Lynn Hulsey    Dayton Daily News    12 December 2008

DAYTON — Montgomery County's electronic voting machines failed to count five votes in Trotwood, an accuracy error that raises serious questions about the continued use of the machines.

"It is something that not only is Montgomery County going to have to consider, but the entire state," said Steve Harsman, director of the board of elections.

The missed votes did not show up in the original count or official recount, and would not have been discovered except that the precinct was one reviewed in a special statewide audit of electronic machine results ordered by Ohio Secretary of State Jennifer Brunner, Harsman said.

It is the latest of several problems discovered with the electronic machines manufactured by Premier Election Solutions and used in 44 Ohio counties as well as other states.

"We have not seen this particular condition anywhere else in Ohio or anywhere else in the country," said company spokesman Chris Riggall.

Harsman said he is disheartened by the discovery that the electronic machine's memory card failed to tabulate the votes when it was placed into the tabulation server.

"I think it does validate Secretary of State Brunner's call for an audit," Harsman said. "And I think it does challenge us to ask some important questions with the touch-screen system. Is it as reliable as we initially thought?"

Montgomery County bought 2,500 of the machines at a cost of $6.2 million in 2005. The machines were among the few certified for use in the state by former Ohio Secretary of State Ken Blackwell.

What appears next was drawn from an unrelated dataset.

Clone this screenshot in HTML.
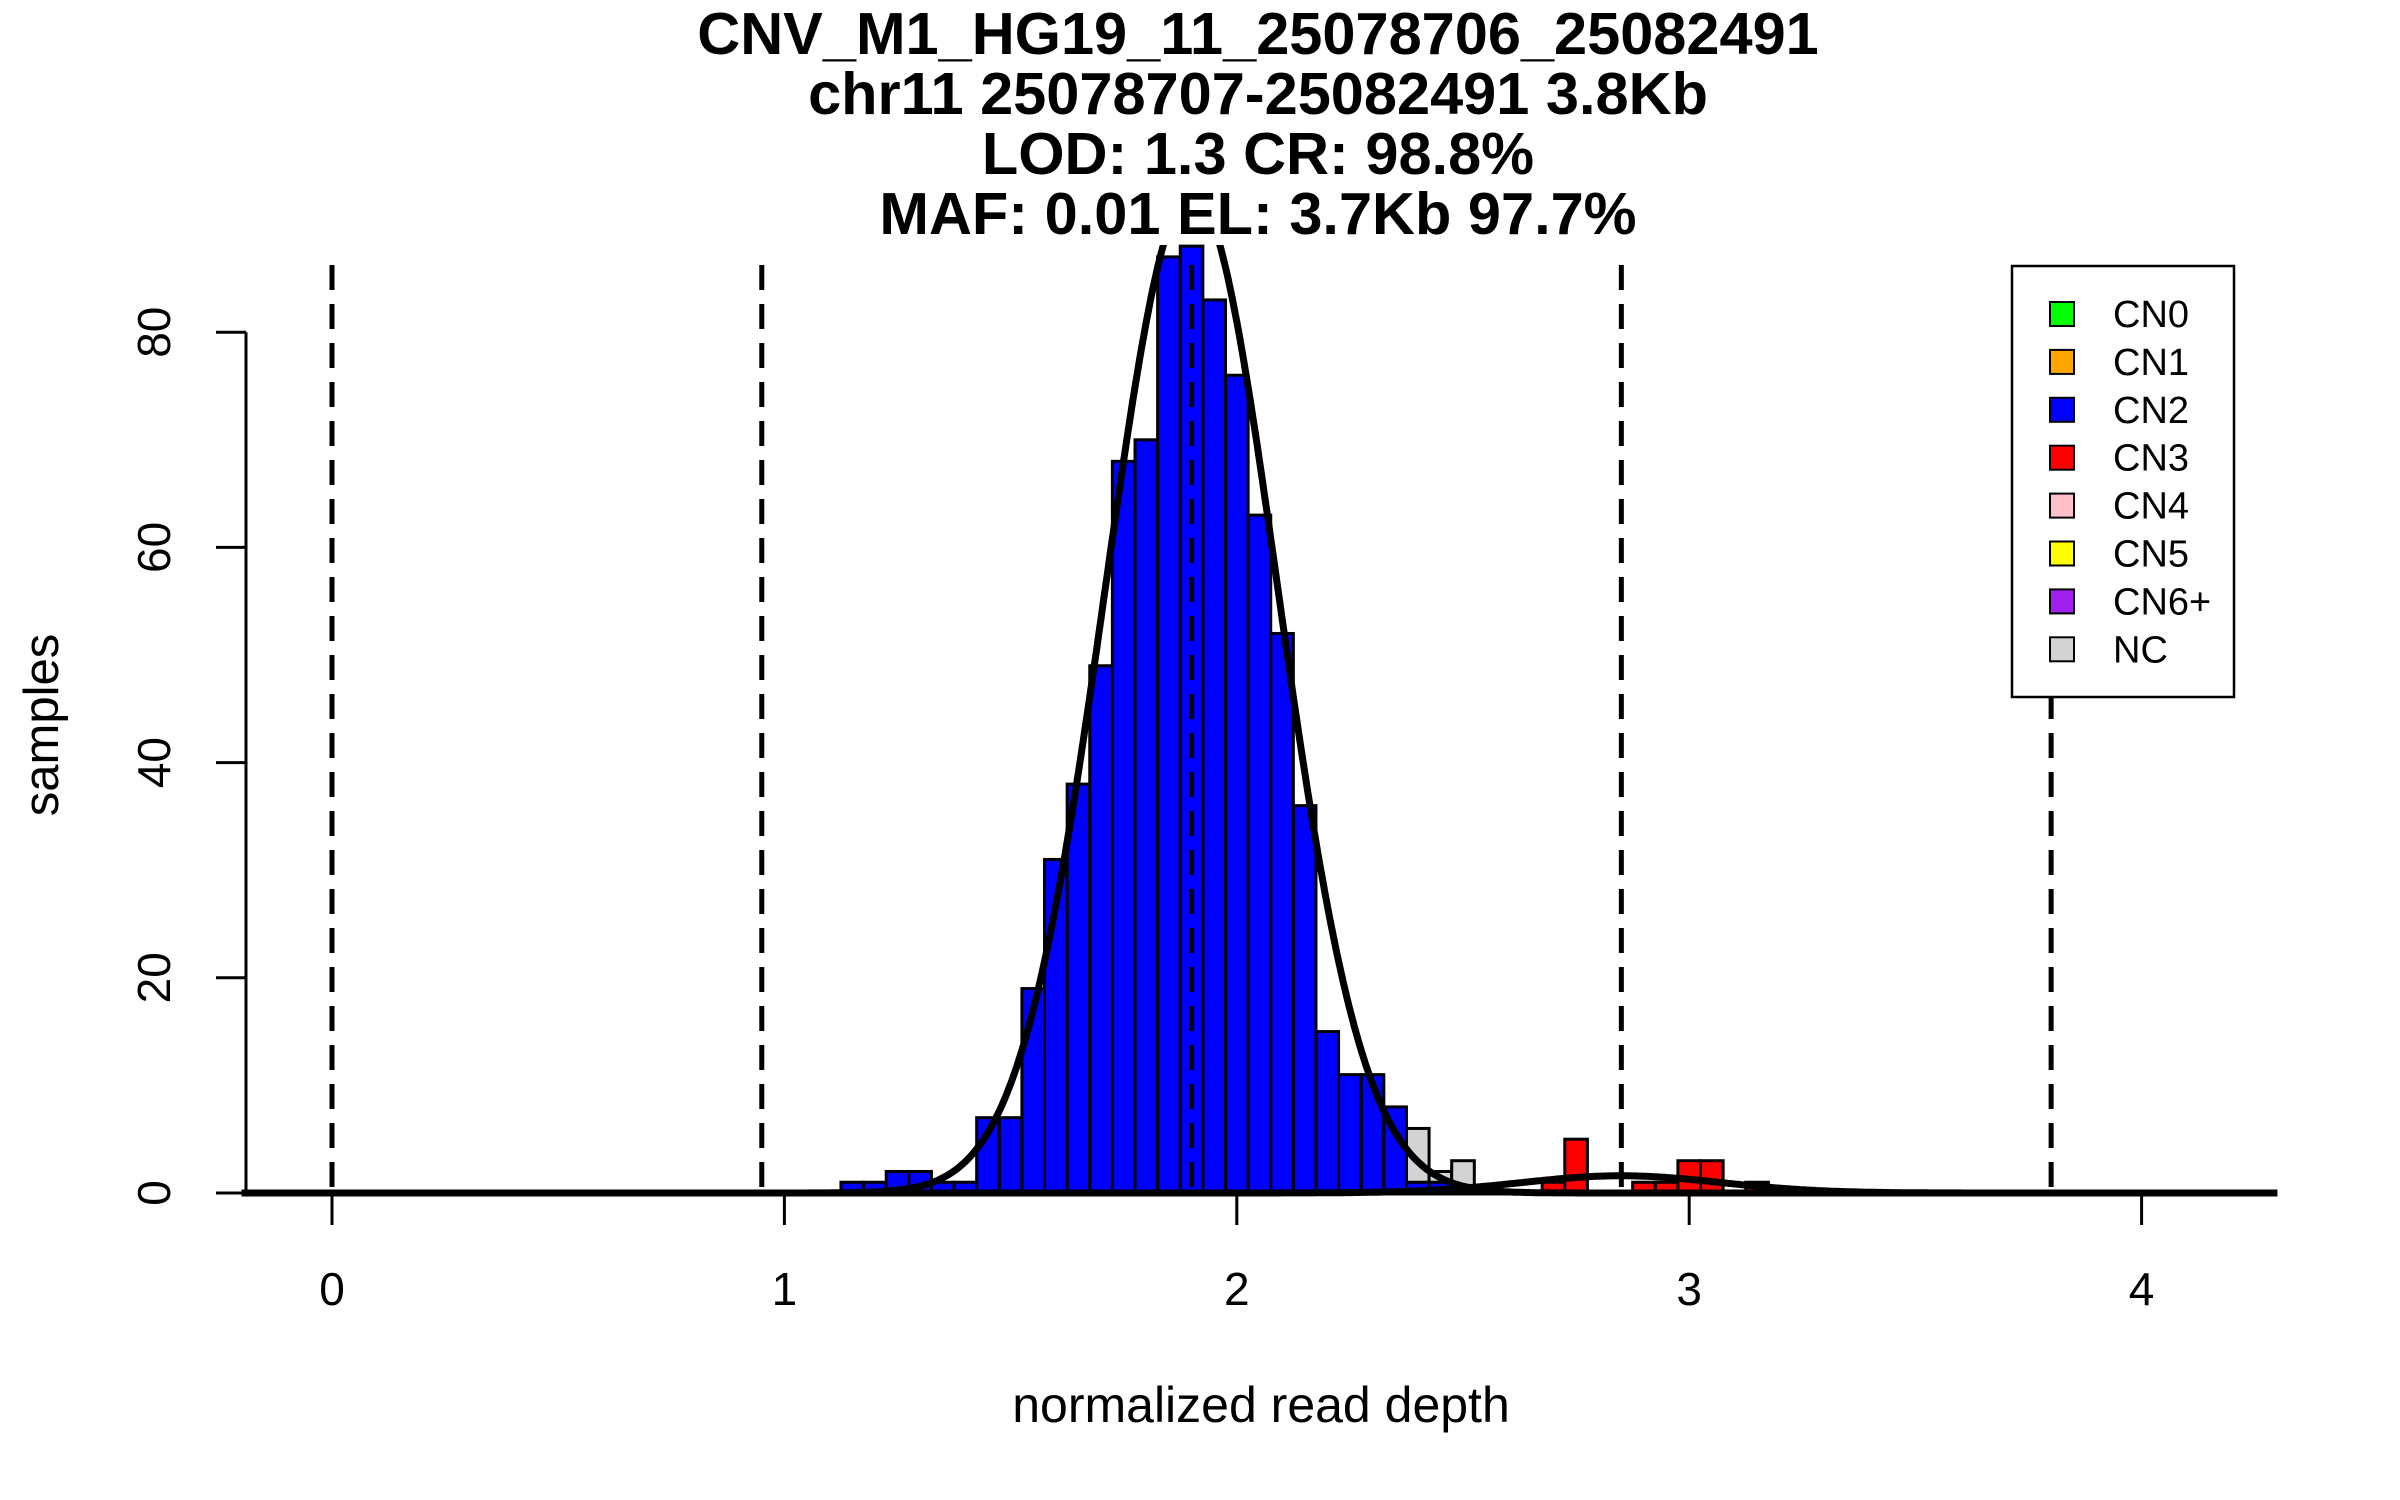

"It validates the concerns people have expressed about these machines," said Ellis Jacobs, senior attorney for Advocates for Basic Legal Equality. "If the machines aren't reliable then they shouldn't be used."

Calibration problems that could have led to votes being inaccurately recorded in Montgomery County during the 2006 General Election were discovered by Ellis's organization last year. Earlier this year Montgomery and Butler counties discovered during the March primary that some votes did not properly upload to tabulation servers, but the problem was noted as an error so it was caught during counting.

The difference with the latest problem is the five lost votes would not have been discovered had the special audit not been performed, Harsman said.

"There is currently no checks and balances in the system to ensure that this didn't happen," Harsman said.

He said the memory card contained the votes, but it wasn't until it was put back into the original voting machine that is re-synced and the 5 missing votes appeared. There is no circumstance during a typical count where a memory card would be put back into the original voting machine, Harsman said.

Brunner ordered counties to look at results for 5 percent of the vote to determine if electronic votes matched the number recorded on the electronic machine's paper record. On one machine in Trotwood Precinct 2D the paper recorded 48 people voting and the machine said only 43 voted, Harsman said.

Harsman said the additional five votes do not change the results for Trotwood's street levy, which narrowly passed. However, because the problem occurred in Trotwood the board will on Monday recount by hand all ballots for Trotwood.

Harsman ran computer reports from all other electronic machine memory cards and summaries of paper results and found the total number of votes cast matched, so he believes the one precinct is the only place where votes were lost. The five votes are among 166,903 cast on electronic machines in Montgomery County during the general election.

Board of elections members said they are awaiting a full report on the problem, but member Dennis Lieberman said it is a problem if a single remains uncounted in an election.

Board member Jim Nathanson said the issue is of concern but that people should not rush to judgment.

Brunner has been critical of the machines since a study last year found serious security failures. She's called for them to be replaced statewide, and earlier this year she filed suit against Premier for breach of contract.

Spokesman Jeff Ortega said her office is looking into the Montgomery County problem.